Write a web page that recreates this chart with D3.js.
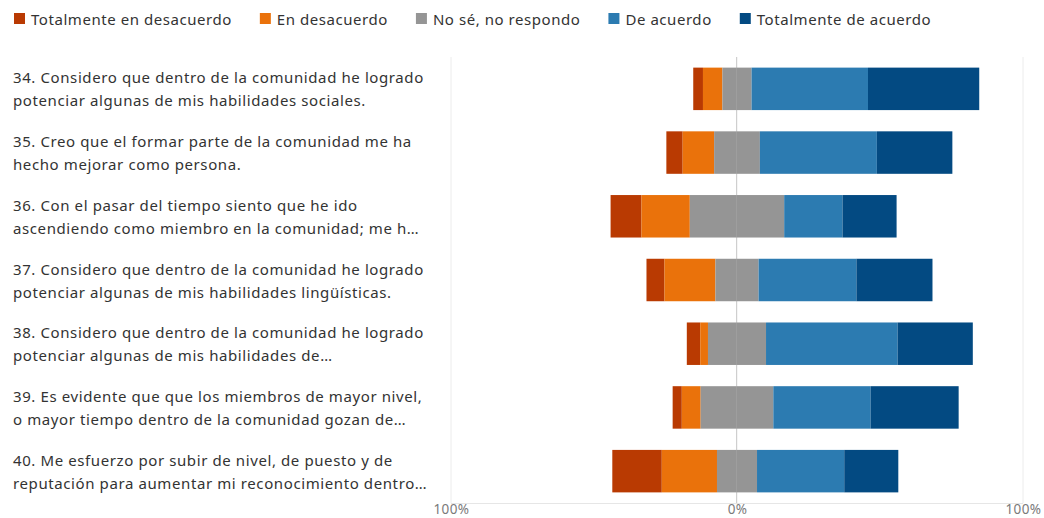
<!DOCTYPE html>
<html>
<head>
<meta charset="utf-8">
<script src="https://cdn.jsdelivr.net/npm/d3@7"></script>
<style>
  html, body { margin: 0; padding: 0; background: #fff; }
  svg { display: block; }
</style>
</head>
<body>
<svg id="chart" width="1044" height="518"></svg>
<script>
// ---------- data ----------
const categories = ["Totalmente en desacuerdo", "En desacuerdo", "No sé, no respondo", "De acuerdo", "Totalmente de acuerdo"];
const colors = ["#B93A02", "#EA720B", "#959595", "#2C7BB1", "#034A82"];

const questionLines = [
  ["34. Considero que dentro de la comunidad he logrado", "potenciar algunas de mis habilidades sociales."],
  ["35. Creo que el formar parte de la comunidad me ha", "hecho mejorar como persona."],
  ["36. Con el pasar del tiempo siento que he ido", "ascendiendo como miembro en la comunidad; me h…"],
  ["37. Considero que dentro de la comunidad he logrado", "potenciar algunas de mis habilidades lingüísticas."],
  ["38. Considero que dentro de la comunidad he logrado", "potenciar algunas de mis habilidades de…"],
  ["39. Es evidente que que los miembros de mayor nivel,", "o mayor tiempo dentro de la comunidad gozan de…"],
  ["40. Me esfuerzo por subir de nivel, de puesto y de", "reputación para aumentar mi reconocimiento dentro…"]
];

// percentages per answer category, one entry per question
const totalmenteDesacuerdo = [3.4, 5.7, 10.8, 6.3, 4.7, 3.2, 17.3];
const enDesacuerdo         = [6.8, 11.0, 16.9, 17.8, 2.7, 6.6, 19.3];
const noSe                 = [10.2, 16.0, 33.0, 15.1, 20.3, 25.4, 14.0];
const deAcuerdo            = [40.7, 40.9, 20.4, 34.2, 46.0, 34.0, 30.5];
const totalmenteAcuerdo    = [38.9, 26.4, 18.9, 26.6, 26.3, 30.8, 18.9];

const tickValues = [-100, 0, 100];
const tickLabels = ["100%", "0%", "100%"];

// ---------- build ----------
const series = [totalmenteDesacuerdo, enDesacuerdo, noSe, deAcuerdo, totalmenteAcuerdo];
const rows = questionLines.map((lines, i) => {
  const vals = series.map(s => s[i]);
  let start = -(vals[0] + vals[1] + vals[2] / 2);
  const segs = vals.map((v, k) => {
    const seg = { k, x0: start, x1: start + v };
    start += v;
    return seg;
  });
  return { i, lines, segs };
});

const svg = d3.select("#chart");
const FONT = "'Noto Sans', 'Open Sans', sans-serif";

const x = d3.scaleLinear().domain([-100, 100]).range([451, 1023]);
const y = d3.scaleBand().domain(d3.range(rows.length)).range([57, 503])
  .paddingInner(1 / 3).paddingOuter(1 / 6);

// gridlines
const grid = svg.append("g");
grid.selectAll("line").data(tickValues).join("line")
  .attr("x1", d => x(d)).attr("x2", d => x(d))
  .attr("y1", 57).attr("y2", 503)
  .attr("stroke", "#ececec").attr("stroke-width", 1);

// baseline
svg.append("line")
  .attr("x1", x(-100)).attr("x2", x(100))
  .attr("y1", 503.5).attr("y2", 503.5)
  .attr("stroke", "#e6e6e6");

// bars
const rowG = svg.append("g").selectAll("g").data(rows).join("g");
rowG.selectAll("rect").data(d => d.segs).join("rect")
  .attr("x", d => x(d.x0))
  .attr("width", d => Math.max(0, x(d.x1) - x(d.x0)))
  .attr("y", function () { return y(d3.select(this.parentNode).datum().i); })
  .attr("height", y.bandwidth())
  .attr("fill", d => colors[d.k]);

// center line over bars
svg.append("line")
  .attr("x1", x(0) - 0.5).attr("x2", x(0) - 0.5)
  .attr("y1", 57).attr("y2", 503)
  .attr("stroke", "#a8a8a8").attr("stroke-opacity", 0.5);

// axis labels
const axis = d3.axisBottom(x).tickValues(tickValues)
  .tickFormat((d, i) => tickLabels[i]).tickSize(0).tickPadding(0);
const axG = svg.append("g").attr("transform", "translate(0,504)").call(axis);
axG.select(".domain").remove();
axG.selectAll("text")
  .attr("font-family", FONT).attr("font-size", 13.5)
  .attr("letter-spacing", 0.4)
  .attr("fill", "#7a7a7a").attr("dy", "0.72em");

// question labels
const lab = svg.append("g").selectAll("text").data(rows).join("text")
  .attr("font-family", FONT).attr("font-size", 15).attr("letter-spacing", 0.6).attr("fill", "#333");
lab.selectAll("tspan").data(d => d.lines.map((t, j) => ({ t, j, i: d.i }))).join("tspan")
  .attr("x", 13)
  .attr("y", d => y(d.i) + y.bandwidth() / 2 + (d.j === 0 ? -11.5 : 11.5))
  .attr("dominant-baseline", "central")
  .text(d => d.t);

// legend
const legend = svg.append("g");
let lx = 14;
categories.forEach((c, k) => {
  const g = legend.append("g").attr("transform", `translate(${lx},0)`);
  g.append("rect").attr("x", 0).attr("y", 13).attr("width", 11).attr("height", 11).attr("fill", colors[k]);
  const t = g.append("text").attr("x", 17).attr("y", 19).attr("dominant-baseline", "central")
    .attr("font-family", FONT).attr("font-size", 15).attr("letter-spacing", 0.55)
    .attr("fill", "#333").text(c);
  lx += 17 + t.node().getComputedTextLength() + 28;
});
</script>
</body>
</html>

######

▸ Work to complete
Copy out the listing exactly as it stands, but not the pictures.

▸ Solved exercise
Write a web page that recreates this chart with D3.js.
<!DOCTYPE html>
<html>
<head>
<meta charset="utf-8">
<script src="https://cdn.jsdelivr.net/npm/d3@7"></script>
<style>
  html, body { margin: 0; padding: 0; background: #fff; }
  svg { display: block; }
</style>
</head>
<body>
<svg id="chart" width="1044" height="518"></svg>
<script>
// ---------- data ----------
const categories = ["Totalmente en desacuerdo", "En desacuerdo", "No sé, no respondo", "De acuerdo", "Totalmente de acuerdo"];
const colors = ["#B93A02", "#EA720B", "#959595", "#2C7BB1", "#034A82"];

const questionLines = [
  ["34. Considero que dentro de la comunidad he logrado", "potenciar algunas de mis habilidades sociales."],
  ["35. Creo que el formar parte de la comunidad me ha", "hecho mejorar como persona."],
  ["36. Con el pasar del tiempo siento que he ido", "ascendiendo como miembro en la comunidad; me h…"],
  ["37. Considero que dentro de la comunidad he logrado", "potenciar algunas de mis habilidades lingüísticas."],
  ["38. Considero que dentro de la comunidad he logrado", "potenciar algunas de mis habilidades de…"],
  ["39. Es evidente que que los miembros de mayor nivel,", "o mayor tiempo dentro de la comunidad gozan de…"],
  ["40. Me esfuerzo por subir de nivel, de puesto y de", "reputación para aumentar mi reconocimiento dentro…"]
];

// percentages per answer category, one entry per question
const totalmenteDesacuerdo = [3.4, 5.7, 10.8, 6.3, 4.7, 3.2, 17.3];
const enDesacuerdo         = [6.8, 11.0, 16.9, 17.8, 2.7, 6.6, 19.3];
const noSe                 = [10.2, 16.0, 33.0, 15.1, 20.3, 25.4, 14.0];
const deAcuerdo            = [40.7, 40.9, 20.4, 34.2, 46.0, 34.0, 30.5];
const totalmenteAcuerdo    = [38.9, 26.4, 18.9, 26.6, 26.3, 30.8, 18.9];

const tickValues = [-100, 0, 100];
const tickLabels = ["100%", "0%", "100%"];

// ---------- build ----------
const series = [totalmenteDesacuerdo, enDesacuerdo, noSe, deAcuerdo, totalmenteAcuerdo];
const rows = questionLines.map((lines, i) => {
  const vals = series.map(s => s[i]);
  let start = -(vals[0] + vals[1] + vals[2] / 2);
  const segs = vals.map((v, k) => {
    const seg = { k, x0: start, x1: start + v };
    start += v;
    return seg;
  });
  return { i, lines, segs };
});

const svg = d3.select("#chart");
const FONT = "'Noto Sans', 'Open Sans', sans-serif";

const x = d3.scaleLinear().domain([-100, 100]).range([451, 1023]);
const y = d3.scaleBand().domain(d3.range(rows.length)).range([57, 503])
  .paddingInner(1 / 3).paddingOuter(1 / 6);

// gridlines
const grid = svg.append("g");
grid.selectAll("line").data(tickValues).join("line")
  .attr("x1", d => x(d)).attr("x2", d => x(d))
  .attr("y1", 57).attr("y2", 503)
  .attr("stroke", "#ececec").attr("stroke-width", 1);

// baseline
svg.append("line")
  .attr("x1", x(-100)).attr("x2", x(100))
  .attr("y1", 503.5).attr("y2", 503.5)
  .attr("stroke", "#e6e6e6");

// bars
const rowG = svg.append("g").selectAll("g").data(rows).join("g");
rowG.selectAll("rect").data(d => d.segs).join("rect")
  .attr("x", d => x(d.x0))
  .attr("width", d => Math.max(0, x(d.x1) - x(d.x0)))
  .attr("y", function () { return y(d3.select(this.parentNode).datum().i); })
  .attr("height", y.bandwidth())
  .attr("fill", d => colors[d.k]);

// center line over bars
svg.append("line")
  .attr("x1", x(0) - 0.5).attr("x2", x(0) - 0.5)
  .attr("y1", 57).attr("y2", 503)
  .attr("stroke", "#a8a8a8").attr("stroke-opacity", 0.5);

// axis labels
const axis = d3.axisBottom(x).tickValues(tickValues)
  .tickFormat((d, i) => tickLabels[i]).tickSize(0).tickPadding(0);
const axG = svg.append("g").attr("transform", "translate(0,504)").call(axis);
axG.select(".domain").remove();
axG.selectAll("text")
  .attr("font-family", FONT).attr("font-size", 13.5)
  .attr("letter-spacing", 0.4)
  .attr("fill", "#7a7a7a").attr("dy", "0.72em");

// question labels
const lab = svg.append("g").selectAll("text").data(rows).join("text")
  .attr("font-family", FONT).attr("font-size", 15).attr("letter-spacing", 0.6).attr("fill", "#333");
lab.selectAll("tspan").data(d => d.lines.map((t, j) => ({ t, j, i: d.i }))).join("tspan")
  .attr("x", 13)
  .attr("y", d => y(d.i) + y.bandwidth() / 2 + (d.j === 0 ? -11.5 : 11.5))
  .attr("dominant-baseline", "central")
  .text(d => d.t);

// legend
const legend = svg.append("g");
let lx = 14;
categories.forEach((c, k) => {
  const g = legend.append("g").attr("transform", `translate(${lx},0)`);
  g.append("rect").attr("x", 0).attr("y", 13).attr("width", 11).attr("height", 11).attr("fill", colors[k]);
  const t = g.append("text").attr("x", 17).attr("y", 19).attr("dominant-baseline", "central")
    .attr("font-family", FONT).attr("font-size", 15).attr("letter-spacing", 0.55)
    .attr("fill", "#333").text(c);
  lx += 17 + t.node().getComputedTextLength() + 28;
});
</script>
</body>
</html>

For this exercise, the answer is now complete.